At its August 4, 2011 open meeting, the CFTC issued its final rules on whistleblower protections and incentives. As the position limits team was completing the final rules on position limits, subsequent to the large trader reporting rules, which were finalized in July 2012, two anonymous sources came forward with allegations of impropriety.

Among the allegations were that the team leader for position limits "sneakily" got himself appointed to the role, and soon after replaced some of the team members with new members who "could be more easily manipulated." Additionally, the whistleblowers alleged that the team leader "engaged in improper communications with outside sources", and wrote the rules such that they would not be compatible with the final rule on large swaps trader reporting.

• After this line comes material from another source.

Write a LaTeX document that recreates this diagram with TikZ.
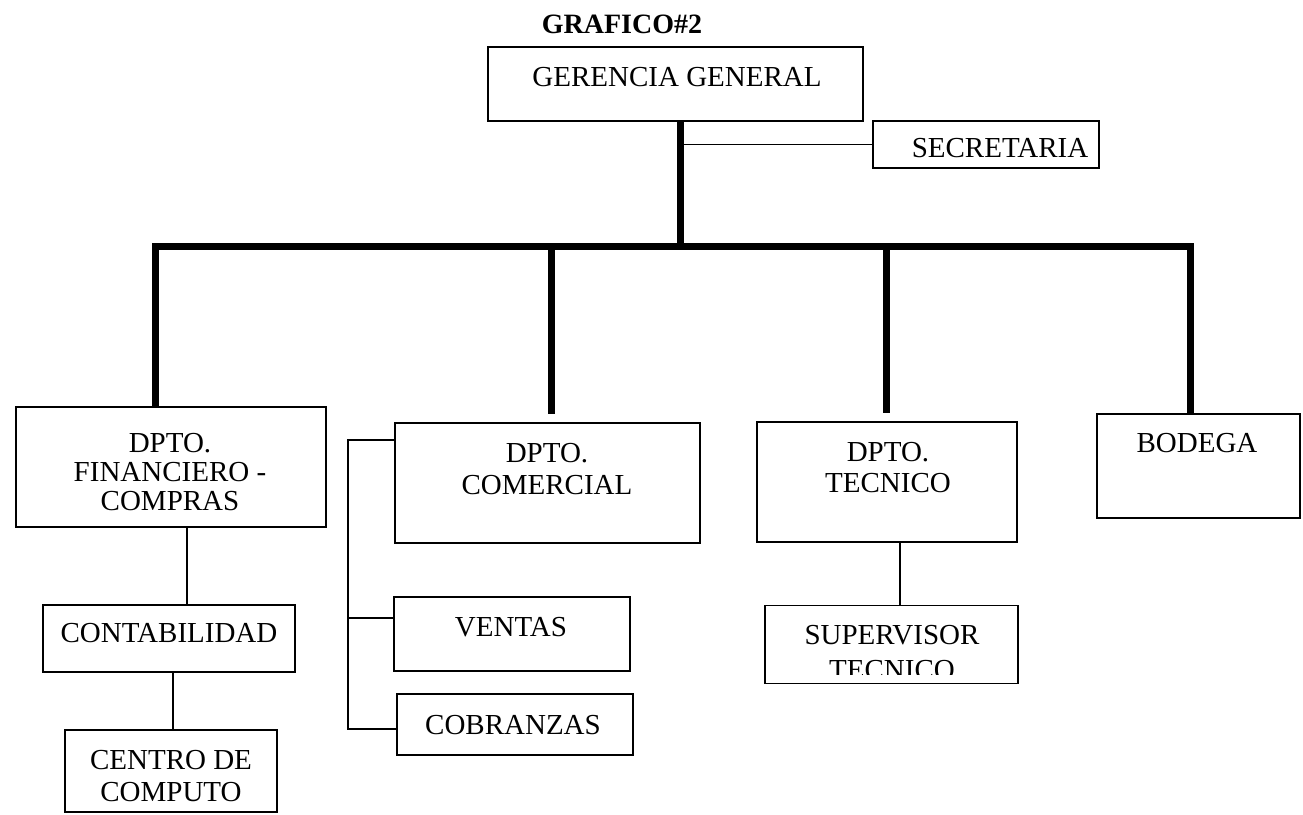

Finally, the people who submitted the claim expressed fear of retaliation from the Division of Market Oversight.

The Report

The Inspector General conducted interviews with 14 original members of the two rulemaking teams, as well as additional staff who interacted with the teams, including Chairman Gensler and members of his staff; Rick Shilts, Director of DMO (who supervised the team leads for the position limits and large swaps trader reporting rulemakings); and CFTC employees who were consulted in connection with the position limits rulemaking. [2] Among the findings:

  • "We found no evidence to sustain a preliminary finding of wrongdoing by any individual connected with the position limits and large swaps trader reporting rulemakings."
  • "No witness presented evidence of corruption or violations of law in connection with the drafting of the rules."
  • "Specifically, we found no evidence to indicate that the position limits rulemaking team leader "sneakily" had himself appointed team lead."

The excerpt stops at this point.